Feasibility Analysis of SMA-Based Damping Devices for Use in Seismic Isolation of Low-Rise Frame Buildings

Abstract

For seismic isolated buildings, the isolators should be able to control peak deformation and have good restoring ability to return the building to its original position. Shape memory alloys (SMAs) are known for their properties of energy dissipation and deformation recovery, which make them appealing for use in isolation systems. To this end, the feasibility of SMA-based damping devices for use in an isolation system of low-rise frame buildings is studied in this paper. Numerical analyses were conducted and compared for buildings installed with SMA-based bearings (SMABs) and lead-rubber bearings (LRBs). A two-mass isolated frame building installed with these bearings was subjected to earthquakes corresponding to multilevel seismic hazards.

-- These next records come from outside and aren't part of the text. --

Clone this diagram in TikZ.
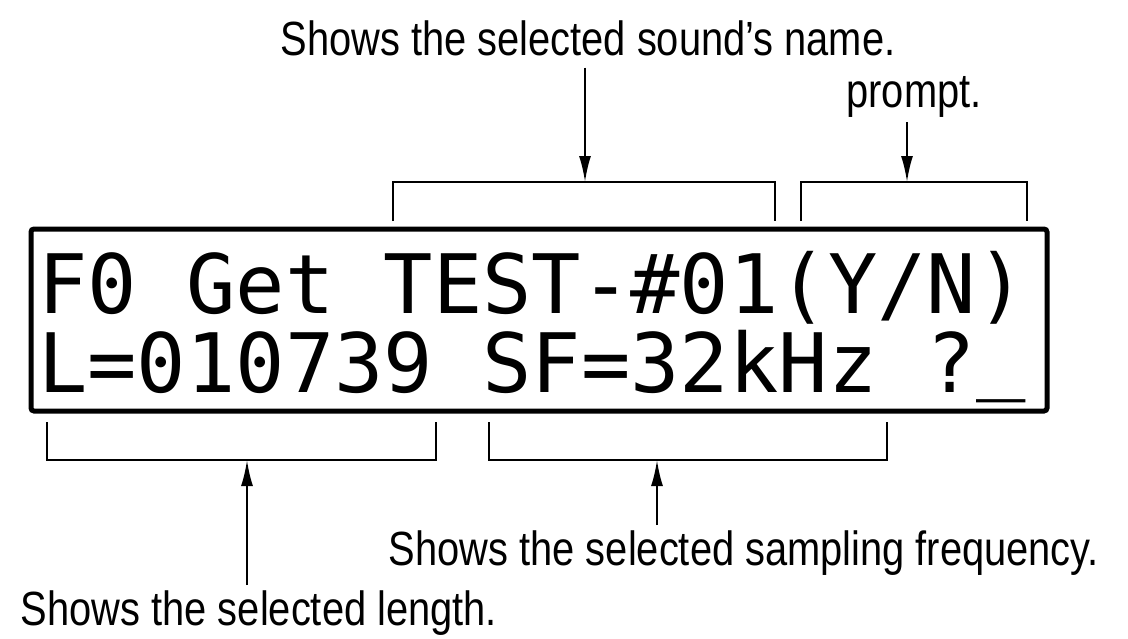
\documentclass[tikz,border=0pt]{standalone}
\usepackage{fontspec}
\setmainfont{Liberation Sans}[FakeStretch=0.83]
\newfontfamily\lcdfont{DejaVu Sans Mono}
\usetikzlibrary{arrows.meta}

\begin{document}
\begin{tikzpicture}[x=1pt, y=-1pt,
    note/.style={font=\fontsize{48}{52}\selectfont, inner sep=5pt, anchor=base},
    lcdline/.style={font=\lcdfont\fontsize{82}{90}\selectfont, inner sep=0pt, anchor=base west},
    lcdbox/.style={draw, line width=5pt, rounded corners=3pt, minimum width=1016pt, minimum height=182pt, inner sep=0pt},
    bracket/.style={line width=2pt},
    pointer/.style={line width=2pt, -{Latex[length=26pt,width=12pt]}}]
    \useasboundingbox (0,0) rectangle (1128,638);

    % Draw the display and its two lines
    \node[lcdbox] (lcd) at (539,320) {};
    \node[lcdline] (row1) at (38,313) {F0 Get TEST-\#01(Y/N)};
    \node[lcdline] (row2) at (38,392) {L=010739 SF=32kHz ?\smash{\raisebox{9pt}{\_}}};

    % Brackets above and below the display
    \foreach \l/\r in {393/775, 801/1027} \draw[bracket] (\l,221) |- (\r,182) -- (\r,221);
    \foreach \l/\r in {47/436, 489/887} \draw[bracket] (\l,422) |- (\r,460) -- (\r,422);
    \coordinate (namebar) at (585,182);
    \coordinate (promptbar) at (907,182);
    \coordinate (lengthbar) at (247,460);
    \coordinate (freqbar) at (657,460);

    % Add the notes
    \node[note] (nametxt) at (588,55) {Shows the selected sound's name.};
    \node[note] (prompttxt) at (914,107) {prompt.};
    \node[note] (freqtxt) at (744,565) {Shows the selected sampling frequency.};
    \node[note] (lengthtxt) at (259,625) {Shows the selected length.};

    % Arrows from the notes to the brackets
    \draw[pointer, shorten <=7pt] (nametxt.south -| namebar) -- (namebar);
    \draw[pointer] (prompttxt.south -| promptbar) -- (promptbar);
    \draw[pointer] (freqtxt.north -| freqbar) -- (freqbar);
    \draw[pointer] (lengthtxt.north -| lengthbar) -- (lengthbar);
\end{tikzpicture}
\end{document}
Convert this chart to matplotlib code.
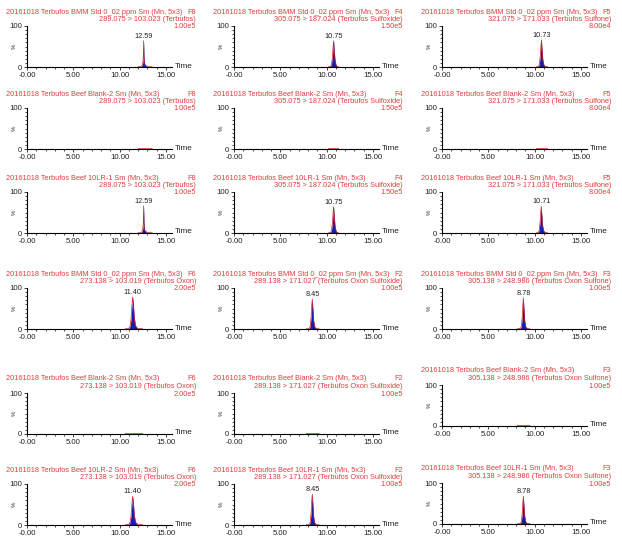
import matplotlib
matplotlib.use('Agg')
import matplotlib.pyplot as plt
from matplotlib.ticker import MultipleLocator, FixedLocator

plt.rcParams['font.family'] = ['Liberation Sans', 'DejaVu Sans']

W, H = 622, 548
RED_TEXT = '#d9403f'
RED_LINE = '#cc2222'
BLUE_FILL = '#1a1ab0'

# channel info, one per compound
channels = ['F8', 'F4', 'F5', 'F6', 'F2', 'F3']
transitions = ['289.075 > 103.023 (Terbufos)',
               '305.075 > 187.024 (Terbufos Sulfoxide)',
               '321.075 > 171.033 (Terbufos Sulfone)',
               '273.138 > 103.019 (Terbufos Oxon)',
               '289.138 > 171.027 (Terbufos Oxon Sulfoxide)',
               '305.138 > 248.986 (Terbufos Oxon Sulfone)']
scales = ['1.00e5', '1.50e5', '8.00e4', '2.00e5', '1.00e5', '1.00e5']

samples = [['BMM Std 0_02 ppm'] * 3,
           ['Beef Blank-2'] * 3,
           ['Beef 10LR-1'] * 3,
           ['BMM Std 0_02 ppm'] * 3,
           ['Beef Blank-2'] * 3,
           ['Beef 10LR-2', 'Beef 10LR-1', 'Beef 10LR-1']]

peak_rt = [['12.59', '10.75', '10.73'],
           [None, None, None],
           ['12.59', '10.75', '10.71'],
           ['11.40', '8.45', '8.78'],
           [None, None, None],
           ['11.40', '8.45', '8.78']]

# traces (time in min, intensity in %), row by row
std_a_t = [[12.00, 12.25, 12.40, 12.50, 12.55, 12.59, 12.63, 12.70, 12.80, 12.90, 13.00, 13.20, 13.50],
           [10.20, 10.40, 10.52, 10.62, 10.69, 10.75, 10.81, 10.90, 11.00, 11.12, 11.30],
           [10.20, 10.40, 10.50, 10.60, 10.67, 10.73, 10.79, 10.88, 10.98, 11.12, 11.40]]
std_a_y = [[0.5, 0.8, 3, 10, 25, 64, 24, 8, 3, 3, 1.5, 0.8, 0.5],
           [0.5, 1, 6, 24, 48, 64, 44, 18, 6, 1.5, 0.5],
           [0.5, 1, 6, 25, 50, 66, 46, 18, 6, 1.5, 0.5]]

blank_a_t = [[12.00, 12.50, 13.00, 13.50],
             [10.20, 10.70, 11.30],
             [10.20, 10.80, 11.40]]
blank_a_y = [[0.8, 1.0, 0.9, 0.8],
             [0.8, 1.0, 0.8],
             [0.8, 1.0, 0.8]]

spike_a_t = [[12.00, 12.25, 12.40, 12.50, 12.55, 12.59, 12.63, 12.70, 12.80, 12.90, 13.00, 13.20, 13.50],
             [10.20, 10.40, 10.52, 10.62, 10.69, 10.75, 10.81, 10.90, 11.00, 11.12, 11.30],
             [10.20, 10.38, 10.48, 10.58, 10.65, 10.71, 10.77, 10.86, 10.96, 11.12, 11.40]]
spike_a_y = [[0.5, 0.8, 3, 10, 26, 66, 24, 8, 3, 3, 1.5, 0.8, 0.5],
             [0.5, 1, 6, 24, 48, 64, 44, 18, 6, 1.5, 0.5],
             [0.5, 1, 6, 25, 50, 65, 46, 18, 6, 1.5, 0.5]]

std_b_t = [[10.60, 10.95, 11.10, 11.22, 11.32, 11.40, 11.48, 11.58, 11.70, 11.85, 12.05, 12.50],
           [7.80, 8.10, 8.22, 8.32, 8.39, 8.45, 8.51, 8.60, 8.70, 8.85, 9.20],
           [8.10, 8.45, 8.56, 8.66, 8.72, 8.78, 8.84, 8.93, 9.03, 9.18, 9.50]]
std_b_y = [[0.5, 1, 5, 22, 55, 78, 62, 28, 9, 3, 1.5, 0.5],
           [0.5, 1, 6, 28, 58, 73, 52, 20, 6, 1.5, 0.5],
           [0.5, 1, 6, 28, 58, 76, 52, 20, 6, 1.5, 0.5]]

blank_b_t = [[10.60, 11.50, 12.50],
             [7.80, 8.50, 9.20],
             [8.10, 8.80, 9.50]]
blank_b_y = [[0.8, 1.0, 0.8],
             [0.8, 1.0, 0.8],
             [0.8, 1.0, 0.8]]

spike_b_t = [[10.60, 10.95, 11.10, 11.22, 11.32, 11.40, 11.48, 11.58, 11.70, 11.85, 12.05, 12.50],
             [7.80, 8.10, 8.22, 8.32, 8.39, 8.45, 8.51, 8.60, 8.70, 8.85, 9.20],
             [8.10, 8.45, 8.56, 8.66, 8.72, 8.78, 8.84, 8.93, 9.03, 9.18, 9.50]]
spike_b_y = [[0.5, 1, 5, 20, 50, 70, 55, 24, 8, 3, 1.5, 0.5],
             [0.5, 1, 6, 29, 59, 75, 52, 20, 6, 1.5, 0.5],
             [0.5, 1, 6, 25, 52, 68, 47, 18, 6, 1.5, 0.5]]

rows_t = [std_a_t, blank_a_t, spike_a_t, std_b_t, blank_b_t, spike_b_t]
rows_y = [std_a_y, blank_a_y, spike_a_y, std_b_y, blank_b_y, spike_b_y]

# layout in pixels
col_left = [27, 234, 442]
axis_w = 145
panel_top = [[26, 26, 26], [108, 108, 108], [192, 192, 192],
             [288, 288, 288], [393, 393, 385], [484, 484, 483]]
panel_h = 41

fig = plt.figure(figsize=(W / 100, H / 100), dpi=100)
fs = 5.3

for r in range(6):
    for c in range(3):
        k = c if r < 3 else c + 3
        left = col_left[c]
        top = panel_top[r][c]
        ax = fig.add_axes([left / W, 1 - (top + panel_h) / H, axis_w / W, panel_h / H])
        t = rows_t[r][c]
        y = rows_y[r][c]
        ax.fill_between(t, 0, y, color=BLUE_FILL, lw=0)
        ax.plot(t, y, color=RED_LINE, lw=0.5)
        if peak_rt[r][c] is not None:
            ax.text(float(peak_rt[r][c]), max(y) + 3, peak_rt[r][c], ha='center', va='bottom',
                    fontsize=fs, color='#222222')
        ax.set_xlim(0, 15.65)
        ax.set_ylim(0, 100)
        for s in ['top', 'right']:
            ax.spines[s].set_visible(False)
        for s in ['left', 'bottom']:
            ax.spines[s].set_linewidth(0.8)
        ax.xaxis.set_major_locator(FixedLocator([0, 5, 10, 15]))
        ax.set_xticklabels(['-0.00', '5.00', '10.00', '15.00'])
        ax.xaxis.set_minor_locator(MultipleLocator(1))
        ax.yaxis.set_major_locator(FixedLocator([0, 100]))
        ax.set_yticklabels(['0', '100'])
        ax.yaxis.set_minor_locator(MultipleLocator(10))
        ax.tick_params(which='major', length=2.5, width=0.6, pad=1, labelsize=fs + 0.3, colors='#222222')
        ax.tick_params(which='minor', length=1.4, width=0.5)
        ax.text(-0.085, 0.5, '%', rotation=90, transform=ax.transAxes, ha='center', va='center',
                fontsize=fs - 1, color='#222222')
        fig.text((left + axis_w + 3) / W, 1 - (top + panel_h - 1) / H, 'Time', ha='left', va='center',
                 fontsize=fs + 0.6, color='#222222')

        # header lines
        xl = (left - 21) / W
        xr = (left + 169) / W
        title = '20161018 Terbufos ' + samples[r][c] + ' Sm (Mn, 5x3)'
        fig.text(xl, 1 - (top - 14) / H, title, ha='left', va='center', fontsize=fs, color=RED_TEXT)
        fig.text(xr, 1 - (top - 14) / H, channels[k], ha='right', va='center', fontsize=fs, color=RED_TEXT)
        fig.text(xr, 1 - (top - 6.5) / H, transitions[k], ha='right', va='center', fontsize=fs, color=RED_TEXT)
        fig.text(xr, 1 - (top + 1) / H, scales[k], ha='right', va='center', fontsize=fs, color=RED_TEXT)

fig.savefig('out.png', dpi=100)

The results show that the SMABs offer comparable seismic hazard mitigation efficacy to that of the LRBs while successfully restoring the building to the rest position after the earthquake. Furthermore, adding the energy dissipation capacity and properly using the strain hardening behavior of the SMAs are favorable for controlling isolation deformation while protecting the superstructure. The strain hardening behavior of the SMABs is beneficial for controlling deformation at the isolator level, which can still maintain isolation efficacy.